The exercise
Copy exactly, and only, the lines below from the first through the one containing "(0,0) rectangle (537,397);", both included; pictures are omitted.

= = =

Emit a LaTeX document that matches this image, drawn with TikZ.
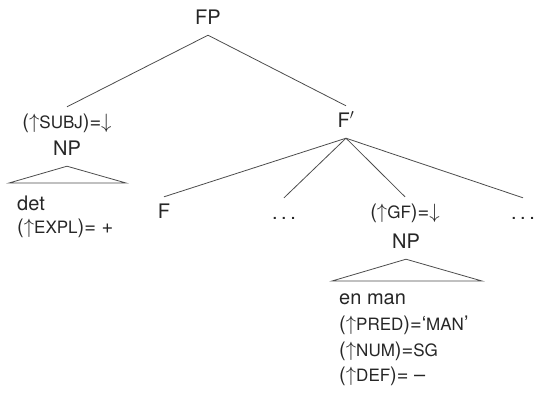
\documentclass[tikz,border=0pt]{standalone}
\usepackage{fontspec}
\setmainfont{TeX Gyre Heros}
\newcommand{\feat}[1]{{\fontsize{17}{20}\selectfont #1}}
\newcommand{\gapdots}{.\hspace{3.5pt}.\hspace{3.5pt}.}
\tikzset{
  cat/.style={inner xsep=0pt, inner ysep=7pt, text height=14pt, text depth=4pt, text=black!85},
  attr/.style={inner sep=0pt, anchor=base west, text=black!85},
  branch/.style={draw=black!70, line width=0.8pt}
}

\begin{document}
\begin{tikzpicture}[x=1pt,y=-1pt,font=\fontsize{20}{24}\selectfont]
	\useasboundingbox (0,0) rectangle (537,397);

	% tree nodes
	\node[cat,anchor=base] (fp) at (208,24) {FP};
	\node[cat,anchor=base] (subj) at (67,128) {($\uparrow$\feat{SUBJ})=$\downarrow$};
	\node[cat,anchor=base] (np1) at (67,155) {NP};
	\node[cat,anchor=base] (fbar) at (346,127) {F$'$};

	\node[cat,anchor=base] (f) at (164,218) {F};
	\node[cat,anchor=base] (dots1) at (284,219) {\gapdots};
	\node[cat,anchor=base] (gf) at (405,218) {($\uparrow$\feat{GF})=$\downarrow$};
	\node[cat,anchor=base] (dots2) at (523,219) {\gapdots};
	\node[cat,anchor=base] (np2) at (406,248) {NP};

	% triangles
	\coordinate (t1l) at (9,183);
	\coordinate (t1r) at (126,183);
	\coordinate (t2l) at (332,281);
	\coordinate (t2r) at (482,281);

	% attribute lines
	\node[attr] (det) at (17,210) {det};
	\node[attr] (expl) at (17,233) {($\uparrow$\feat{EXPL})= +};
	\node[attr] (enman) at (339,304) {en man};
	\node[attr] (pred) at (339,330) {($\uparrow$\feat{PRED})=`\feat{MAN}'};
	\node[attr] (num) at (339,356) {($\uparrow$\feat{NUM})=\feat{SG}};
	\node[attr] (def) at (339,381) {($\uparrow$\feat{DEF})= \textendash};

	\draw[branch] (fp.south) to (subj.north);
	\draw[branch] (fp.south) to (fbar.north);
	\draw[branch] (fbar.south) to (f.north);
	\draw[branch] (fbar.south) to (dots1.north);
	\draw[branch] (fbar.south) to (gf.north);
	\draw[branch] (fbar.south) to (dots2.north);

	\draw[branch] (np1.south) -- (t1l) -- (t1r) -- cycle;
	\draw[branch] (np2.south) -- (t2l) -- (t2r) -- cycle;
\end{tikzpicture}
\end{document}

= = =

Answer to this exercise
Emit a LaTeX document that matches this image, drawn with TikZ.
\documentclass[tikz,border=0pt]{standalone}
\usepackage{fontspec}
\setmainfont{TeX Gyre Heros}
\newcommand{\feat}[1]{{\fontsize{17}{20}\selectfont #1}}
\newcommand{\gapdots}{.\hspace{3.5pt}.\hspace{3.5pt}.}
\tikzset{
  cat/.style={inner xsep=0pt, inner ysep=7pt, text height=14pt, text depth=4pt, text=black!85},
  attr/.style={inner sep=0pt, anchor=base west, text=black!85},
  branch/.style={draw=black!70, line width=0.8pt}
}

\begin{document}
\begin{tikzpicture}[x=1pt,y=-1pt,font=\fontsize{20}{24}\selectfont]
	\useasboundingbox (0,0) rectangle (537,397);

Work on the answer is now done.